Scientists Have Finally Finished Decoding The Entire Human Genome

Scientists have finally completed assembling the full genetic blueprint for human life after finding the final few parts.

The human genome is essentially the instruction manual to build and sustain a human being and it's made up of more than 3 billion subunits of DNA.

Like the genomes of other living animals, a genome is a collection of strings of DNA that are maintained in duplicates in the form of chromosomes in every human cell.

Within those chromosomes are genes - the building blocks of life that contain instructions for making proteins.

Humans have about 30,000 genes, organised in 23 groups of chromosomes.

And now, we finally know what all of them are.

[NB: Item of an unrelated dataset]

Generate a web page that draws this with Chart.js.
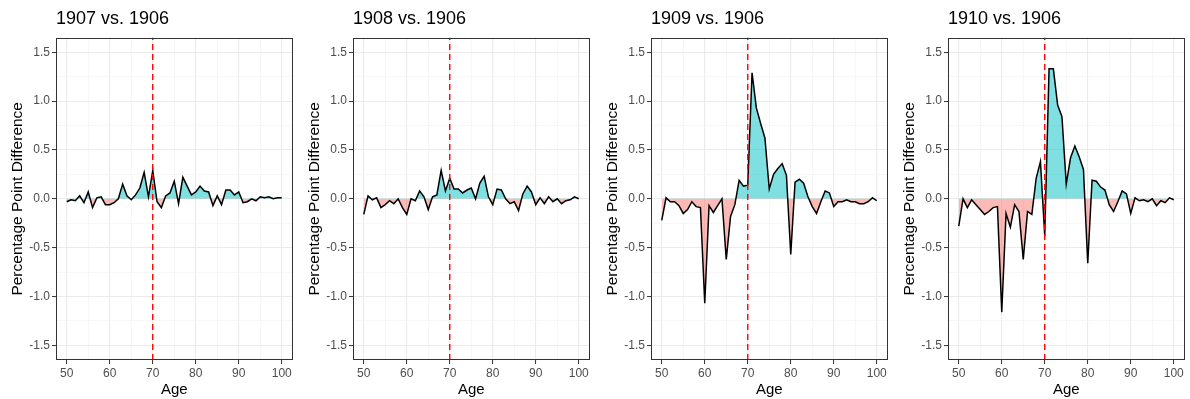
<!DOCTYPE html>
<html>
<head>
<meta charset="utf-8">
<script src="https://cdn.jsdelivr.net/npm/chart.js@4/dist/chart.umd.min.js"></script>
<style>
  html, body { margin: 0; padding: 0; background: #fff; }
  #wrap { position: relative; width: 1190px; height: 399px; }
  canvas { position: absolute; top: 0; }
</style>
</head>
<body>
<div id="wrap">
  <canvas id="c0" width="298" height="399" style="left:0px"></canvas>
  <canvas id="c1" width="298" height="399" style="left:297px"></canvas>
  <canvas id="c2" width="298" height="399" style="left:595px"></canvas>
  <canvas id="c3" width="298" height="399" style="left:892px"></canvas>
</div>
<script>
// ages on the x axis
const ages = [50, 51, 52, 53, 54, 55, 56, 57, 58, 59, 60, 61, 62, 63, 64, 65, 66, 67, 68, 69,
  70, 71, 72, 73, 74, 75, 76, 77, 78, 79, 80, 81, 82, 83, 84, 85, 86, 87, 88, 89,
  90, 91, 92, 93, 94, 95, 96, 97, 98, 99, 100];

// percentage point difference against 1906
const diff1907 = [-0.03, -0.01, -0.02, 0.03, -0.04, 0.07, -0.09, 0.01, 0.02, -0.06,
  -0.06, -0.04, 0.0, 0.15, 0.03, -0.01, 0.04, 0.11, 0.27, 0.02,
  0.29, -0.03, -0.09, 0.03, 0.06, 0.18, -0.05, 0.22, 0.13, 0.04,
  0.07, 0.13, 0.08, 0.07, -0.07, 0.03, -0.06, 0.09, 0.09, 0.04,
  0.07, -0.04, -0.03, 0.0, -0.02, 0.02, 0.01, 0.02, 0.0, 0.01, 0.01];

const diff1908 = [-0.16, 0.03, -0.01, 0.01, -0.09, -0.06, -0.02, -0.05, 0.0, -0.09,
  -0.16, 0.0, -0.02, 0.08, 0.02, -0.11, 0.02, 0.04, 0.29, 0.08,
  0.21, 0.10, 0.10, 0.06, 0.09, 0.11, 0.0, 0.16, 0.23, 0.02,
  -0.06, 0.10, 0.09, 0.0, -0.05, -0.03, -0.12, 0.05, 0.13, 0.07,
  -0.06, 0.01, -0.05, 0.02, -0.03, 0.0, -0.05, -0.02, -0.01, 0.02, 0.0];

const diff1909 = [-0.22, 0.01, -0.03, -0.03, -0.07, -0.15, -0.11, -0.03, -0.08, -0.09,
  -1.07, -0.07, -0.14, -0.07, 0.0, -0.62, -0.18, -0.06, 0.19, 0.13,
  0.14, 1.29, 0.93, 0.77, 0.62, 0.10, 0.25, 0.31, 0.36, 0.24,
  -0.57, 0.17, 0.20, 0.16, 0.02, -0.08, -0.15, -0.03, 0.08, 0.06,
  -0.08, -0.03, -0.03, -0.01, -0.03, -0.03, -0.05, -0.05, -0.03, 0.01, -0.02];

const diff1910 = [-0.28, 0.0, -0.09, -0.01, -0.06, -0.11, -0.16, -0.13, -0.09, -0.08,
  -1.16, -0.15, -0.29, -0.06, -0.13, -0.62, -0.13, -0.16, 0.21, 0.38,
  -0.38, 1.33, 1.33, 0.96, 0.84, 0.15, 0.42, 0.54, 0.43, 0.30,
  -0.66, 0.19, 0.18, 0.12, 0.09, -0.06, -0.13, -0.03, 0.08, 0.05,
  -0.15, 0.01, -0.02, -0.01, -0.03, 0.0, -0.07, -0.02, -0.04, 0.01, -0.01];

const panelTitles = ["1907 vs. 1906", "1908 vs. 1906", "1909 vs. 1906", "1910 vs. 1906"];
const panelSeries = [diff1907, diff1908, diff1909, diff1910];

const cutoffAge = 70;
const yMin = -1.65, yMax = 1.65;
const xMin = 47.5, xMax = 102.5;

const FONT = "'Liberation Sans', Arial, sans-serif";

// full panel border like theme_bw
const panelBorder = {
  id: "panelBorder",
  afterDraw(chart) {
    const { ctx, chartArea: a } = chart;
    ctx.save();
    ctx.strokeStyle = "#333333";
    ctx.lineWidth = 1;
    ctx.strokeRect(Math.round(a.left) + 0.5, Math.round(a.top) + 0.5,
      Math.round(a.right - a.left) - 1, Math.round(a.bottom - a.top) - 1);
    ctx.restore();
  }
};

const near = (v, step) => Math.abs(v / step - Math.round(v / step)) < 1e-6;
const isMajorY = v => near(Number(v), 0.5);
const isMajorX = v => near(Number(v), 10);

function makeChart(canvasId, title, values) {
  const points = ages.map((a, i) => ({ x: a, y: values[i] }));
  return new Chart(document.getElementById(canvasId), {
    type: "line",
    data: {
      datasets: [
        {
          data: [{ x: cutoffAge, y: yMin }, { x: cutoffAge, y: yMax }],
          borderColor: "#FF0000",
          borderWidth: 1.4,
          borderDash: [6, 4],
          pointRadius: 0,
          fill: false,
        },
        {
          data: points,
          borderColor: "#000000",
          borderWidth: 1.5,
          pointRadius: 0,
          tension: 0,
          fill: {
            target: "origin",
            above: "rgba(0, 191, 196, 0.5)",
            below: "rgba(248, 118, 109, 0.5)",
          },
        },
      ],
    },
    options: {
      responsive: false,
      animation: false,
      layout: { padding: { left: 0, right: 5.5, top: 0, bottom: 0 } },
      plugins: {
        legend: { display: false },
        tooltip: { enabled: false },
        title: {
          display: true,
          text: title,
          align: "start",
          fullSize: false,
          color: "#000000",
          font: { family: FONT, size: 18, weight: "normal" },
          padding: { top: 8, bottom: 8 },
        },
      },
      scales: {
        x: {
          type: "linear",
          min: xMin,
          max: xMax,
          afterFit(scale) { scale.height = 39; },
          afterBuildTicks(scale) {
            scale.ticks = ages.filter(a => a % 5 === 0).map(a => ({ value: a }));
          },
          ticks: {
            autoSkip: false,
            maxRotation: 0,
            padding: 2,
            color: "#4D4D4D",
            font: { family: FONT, size: 12 },
            callback: v => (isMajorX(v) ? String(v) : ""),
          },
          grid: {
            color: c => (isMajorX(c.tick.value) ? "#EBEBEB" : "#F4F4F4"),
            lineWidth: c => (isMajorX(c.tick.value) ? 1.1 : 0.7),
            tickColor: c => (isMajorX(c.tick.value) ? "#333333" : "rgba(0,0,0,0)"),
            tickLength: 4,
            tickWidth: 1,
          },
          border: { display: false },
          title: {
            display: true,
            text: "Age",
            color: "#000000",
            font: { family: FONT, size: 15 },
            padding: 0,
          },
        },
        y: {
          min: yMin,
          max: yMax,
          afterFit(scale) { scale.width = 56; },
          ticks: {
            stepSize: 0.25,
            includeBounds: false,
            autoSkip: false,
            padding: 2,
            color: "#4D4D4D",
            font: { family: FONT, size: 12 },
            callback: v => (isMajorY(v) ? Number(v).toFixed(1) : ""),
          },
          grid: {
            color: c => (isMajorY(c.tick.value) ? "#EBEBEB" : "#F4F4F4"),
            lineWidth: c => (isMajorY(c.tick.value) ? 1.1 : 0.7),
            tickColor: c => (isMajorY(c.tick.value) ? "#333333" : "rgba(0,0,0,0)"),
            tickLength: 4,
            tickWidth: 1,
          },
          border: { display: false },
          title: {
            display: true,
            text: "Percentage Point Difference",
            color: "#000000",
            font: { family: FONT, size: 15.5 },
            padding: { top: 8, bottom: 0 },
          },
        },
      },
    },
    plugins: [panelBorder],
  });
}

panelTitles.forEach((t, i) => makeChart("c" + i, t, panelSeries[i]));
</script>
</body>
</html>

An international squad of scientists, who call themselves the Telomere-to-Telomere (T2T) Consortium, have solved one of modern medicine's greatest enigmas

Their name comes from the sections at the very ends of chromosomes called telomeres and they have published their research overnight in the journal Science.

So, how did they do it? They went back to the beginning, working from scratch with a new genome, aiming to sequence all of it, including all of the missing pieces.

Previous efforts to unlock the entire genome have previously been impossible as DNA sequencing technologies weren't yet able to read parts of it.

That is until now, with the T2T consortium filling in the missing eight percent of genomic information.

University of Washington researcher Evan Eichler participated in the current effort and the original Human Genome Project that began decades ago.

"Some of the genes that make us uniquely human were actually in this 'dark matter of the genome' and they were totally missed," Professor Eichler said.

"It took 20-plus years, but we finally got it done."

The full picture of the genome will now give scientists and the world a greater understanding of human evolution and biology.

The discovery also unlocks new possibilities in medicine like treatments or even cures in areas like ageing, neurodegenerative conditions, cancer and heart disease.

Author of one of the six studies published this week, Karen Miga, described the breakthrough as 'broadening our opportunities to understand human disease'.

"Before now, there were 'large and persistent gaps that have been in our map, and these gaps fall in pretty important regions," Professor Miga said.

Professor Miga, a genomics researcher from the University of California-Santa Cruz, teamed up with Adam Phillippy of the National Human Genome Research Institute to organise the crack team of scientists that eventually became the T2T Consortium.

So what is next for the team of revolutionary scientists? Mapping more genomes of course, according to Professor Eichler.

"Now we've gotten one genome right and we have to do many, many more," he said.

"This is the beginning of something really fantastic for the field of human genetics."